Дом на Арбате. Дом на Малой Дмитровке Василия Дмитриевича. Дом сестры Арсеньевых Авдотьи Дмитриевны, жены бригадира Е. Л. Пурикова, сначала на Старой Басманной — он был продан в 1796 году тем самым Хлебниковым, с которыми породнились Полторацкие и у которых останавливался запросто Капнист, — затем на Пречистенском (Гоголевском) бульваре, где по их заказу был построен М. Ф. Казаковым настоящий дворец (№ 10). Дом Бекетовых на Тверской, выстроенный по проекту В. И. Баженова и после надстройки переделанный для Центрального дома актера. Соседний дом на Тверской — № 14, принадлежавший Е. И. Козицкой-Мясниковой. Дом Бибиковых на Пречистенке, 17. Московские и только московские адреса…

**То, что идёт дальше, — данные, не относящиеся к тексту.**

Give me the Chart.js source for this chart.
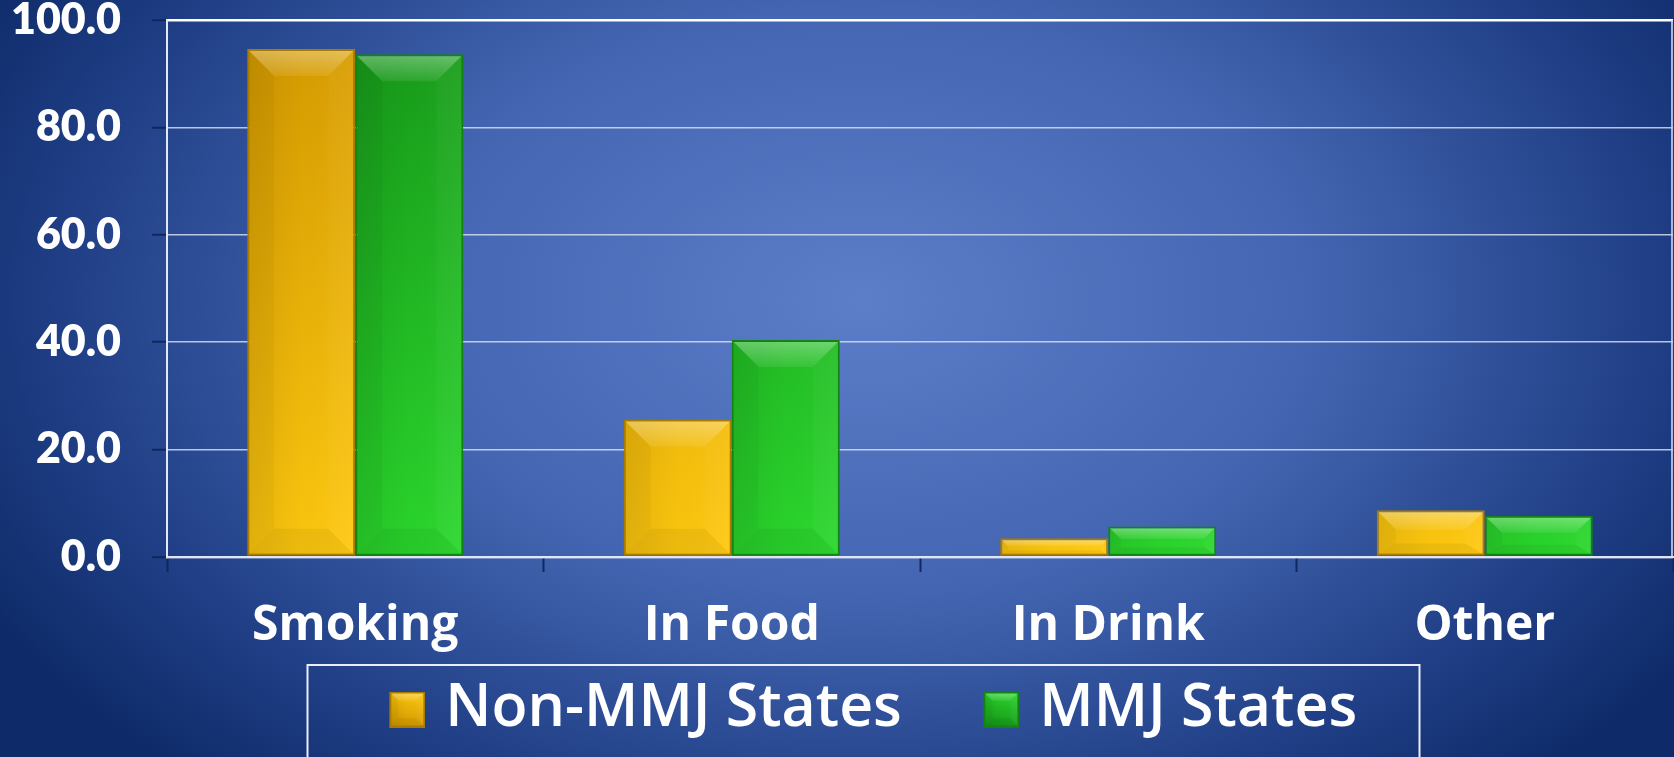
<!DOCTYPE html>
<html>
<head>
<meta charset="utf-8">
<script src="https://cdn.jsdelivr.net/npm/chart.js@4.4.1/dist/chart.umd.min.js"></script>
<style>
  html, body { margin: 0; padding: 0; background: #0e2a68; }
  canvas { display: block; }
</style>
</head>
<body>
<canvas id="chart" width="1674" height="757"></canvas>
<script>
const categories = ['Smoking', 'In Food', 'In Drink', 'Other']
const nonMmjStates = [94.6, 25.6, 3.5, 8.7]
const mmjStates = [93.6, 40.4, 5.7, 7.7]
const yTicks = [0, 20, 40, 60, 80, 100]

const gold = { dark: '#d69b00', light: '#ffc90f', edge: '#a97b00' }
const green = { dark: '#179a19', light: '#2bd82d', edge: '#138413' }

const tickDark = 'rgba(14, 38, 92, 0.95)'

// legend marker box: the swatch sits at the right end of a wider transparent canvas,
// which pushes it away from the previous label and closer to its own text
const SWATCH = 36
const MARKER_BOX = 88
const MARKER_CANVAS = MARKER_BOX + 19

// bevelled "pillow" look for a bar: light top facet, darker sides and bottom
function drawBevel(ctx, l, t, r, b) {
  const w = r - l
  const h = b - t
  if (w <= 0 || h <= 0) return
  const d = Math.min(w * 0.24, h * 0.42)
  const db = Math.min(d, h * 0.25)

  const facet = (pts, fill) => {
    ctx.beginPath()
    ctx.moveTo(pts[0][0], pts[0][1])
    pts.slice(1).forEach(p => ctx.lineTo(p[0], p[1]))
    ctx.closePath()
    ctx.fillStyle = fill
    ctx.fill()
  }

  ctx.save()
  const shade = ctx.createLinearGradient(l, 0, r, 0)
  shade.addColorStop(0, 'rgba(0,0,0,0.09)')
  shade.addColorStop(0.5, 'rgba(0,0,0,0.02)')
  shade.addColorStop(1, 'rgba(255,255,255,0.03)')
  ctx.fillStyle = shade
  ctx.fillRect(l, t, w, h)

  const topLight = ctx.createLinearGradient(0, t, 0, t + d)
  topLight.addColorStop(0, 'rgba(255,255,255,0.32)')
  topLight.addColorStop(1, 'rgba(255,255,255,0.08)')
  facet([[l, t], [r, t], [r - d, t + d], [l + d, t + d]], topLight)
  facet([[l, t], [l + d, t + d], [l + d, b - db], [l, b]], 'rgba(0,0,0,0.03)')
  facet([[r, t], [r - d, t + d], [r - d, b - db], [r, b]], 'rgba(255,255,255,0.03)')
  facet([[l, b], [l + d, b - db], [r - d, b - db], [r, b]], 'rgba(0,0,0,0.05)')
  ctx.restore()
}

function makeSwatch(colors) {
  const c = document.createElement('canvas')
  c.width = MARKER_CANVAS
  c.height = SWATCH
  const g = c.getContext('2d')
  g.translate(MARKER_CANVAS - SWATCH, 0)
  const fill = g.createLinearGradient(0, 0, 0, SWATCH)
  fill.addColorStop(0, colors.light)
  fill.addColorStop(1, colors.dark)
  g.fillStyle = fill
  g.fillRect(0, 0, SWATCH, SWATCH)
  drawBevel(g, 1, 1, SWATCH - 1, SWATCH - 1)
  g.strokeStyle = colors.edge
  g.lineWidth = 2
  g.strokeRect(1, 1, SWATCH - 2, SWATCH - 2)
  return c
}

function barFill(colors) {
  return ({ chart }) => {
    const area = chart.chartArea
    if (!area) return colors.light
    const g = chart.ctx.createLinearGradient(0, area.top, 0, area.bottom)
    g.addColorStop(0, colors.dark)
    g.addColorStop(1, colors.light)
    return g
  }
}

const swatches = [makeSwatch(gold), makeSwatch(green)]

const backdrop = {
  id: 'backdrop',
  beforeDraw(chart) {
    const { ctx } = chart
    ctx.save()
    ctx.translate(860, 300)
    ctx.scale(1, 0.65)
    const g = ctx.createRadialGradient(0, 0, 0, 0, 0, 1000)
    g.addColorStop(0, '#5c7ec9')
    g.addColorStop(0.45, '#4466b2')
    g.addColorStop(0.8, '#1f3e85')
    g.addColorStop(1, '#0e2a68')
    ctx.fillStyle = g
    ctx.fillRect(-1000, -1000 / 0.65, 2000, 2000 / 0.65 + 200)
    ctx.restore()
  },
  afterLayout(chart) {
    chart.legend.left += 6
    chart.legend.right += 6
  },
  afterDatasetsDraw(chart) {
    const { ctx } = chart
    chart.data.datasets.forEach((ds, i) => {
      chart.getDatasetMeta(i).data.forEach(bar => {
        const { x, y, base, width } = bar.getProps(['x', 'y', 'base', 'width'], true)
        drawBevel(ctx, x - width / 2 + 2, y + 2, x + width / 2 - 2, base - 2)
      })
    })
  },
  afterDraw(chart) {
    const { ctx, chartArea, legend } = chart
    ctx.save()
    ctx.strokeStyle = 'rgba(205, 215, 240, 0.8)'
    ctx.lineWidth = 2
    ctx.beginPath()
    ctx.moveTo(chartArea.right - 1, chartArea.top)
    ctx.lineTo(chartArea.right - 1, chartArea.bottom)
    ctx.stroke()

    // frame round the legend, running off the bottom edge
    const cx = (legend.left + legend.right) / 2
    ctx.strokeStyle = '#e9eef9'
    ctx.lineWidth = 2
    ctx.strokeRect(cx - 535, legend.top + 5, 1112, 140)
    ctx.restore()
  }
}

new Chart(document.getElementById('chart'), {
  type: 'bar',
  data: {
    labels: categories,
    datasets: [
      {
        label: 'Non-MMJ States',
        data: nonMmjStates,
        backgroundColor: barFill(gold),
        borderColor: gold.edge,
        borderWidth: 2,
        borderSkipped: false
      },
      {
        label: 'MMJ States',
        data: mmjStates,
        backgroundColor: barFill(green),
        borderColor: green.edge,
        borderWidth: 2,
        borderSkipped: false
      }
    ]
  },
  options: {
    responsive: false,
    animation: false,
    devicePixelRatio: 1,
    categoryPercentage: 0.574,
    barPercentage: 1,
    layout: { padding: { top: 20, right: 1, bottom: 8, left: 0 } },
    scales: {
      x: {
        afterFit: scale => { scale.height = 103 },
        grid: {
          drawOnChartArea: false,
          offset: true,
          tickLength: 15,
          tickColor: tickDark,
          tickWidth: 2
        },
        border: { display: true, color: '#dfe5f4', width: 2 },
        ticks: {
          color: '#ffffff',
          padding: 26,
          font: { family: 'Open Sans', size: 48, weight: '700' }
        }
      },
      y: {
        min: 0,
        max: 100,
        afterFit: scale => {
          scale.width = 167
          scale.paddingTop = 0
          scale.paddingBottom = 0
        },
        afterBuildTicks: scale => { scale.ticks = yTicks.map(value => ({ value })) },
        grid: {
          color: ctx => (ctx.tick && ctx.tick.value === 100 ? '#ffffff' : 'rgba(222, 230, 248, 0.8)'),
          lineWidth: ctx => (ctx.tick && (ctx.tick.value === 100 || ctx.tick.value === 0) ? 2.5 : 1.5),
          tickLength: 15,
          tickColor: tickDark,
          tickWidth: 2
        },
        border: { display: true, color: '#e2e8f6', width: 2 },
        ticks: {
          color: '#ffffff',
          padding: 31,
          font: { family: 'Lato', size: 43, weight: '800', lineHeight: 1 },
          callback: v => v.toFixed(1)
        }
      }
    },
    plugins: {
      tooltip: { enabled: false },
      legend: {
        position: 'bottom',
        labels: {
          usePointStyle: true,
          pointStyleWidth: MARKER_BOX,
          boxHeight: SWATCH,
          padding: 20,
          color: '#ffffff',
          font: { family: 'Open Sans', size: 59, weight: '600' },
          generateLabels: chart => chart.data.datasets.map((ds, i) => ({
            text: ds.label,
            pointStyle: swatches[i],
            fontColor: '#ffffff',
            fillStyle: 'transparent',
            strokeStyle: 'transparent',
            lineWidth: 0,
            hidden: false,
            datasetIndex: i
          }))
        }
      }
    }
  },
  plugins: [backdrop]
})
</script>
</body>
</html>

Конечно, можно было считать, что они появились в жизни Арсеньева-2 и Арсеньева-3, как называли их служебные формуляры, только после выхода в отставку или пустовали до отставки владельцев. Так или иначе, список владельцев домовладений в Москве 1792 года называет обоих братьев. Но все дело в том, что в 1794 году их имена фигурируют в исповедных росписях московских церковных приходов вместе с членами семей и дворней — неопровержимое доказательство жизни в Москве. А тогда где были написаны портреты Боровиковского — в Петербурге или Москве? Так ли безвыездно находился художник в столице на Неве или хорошо знал и Москву, куда вели пути его заказчиков и друзей?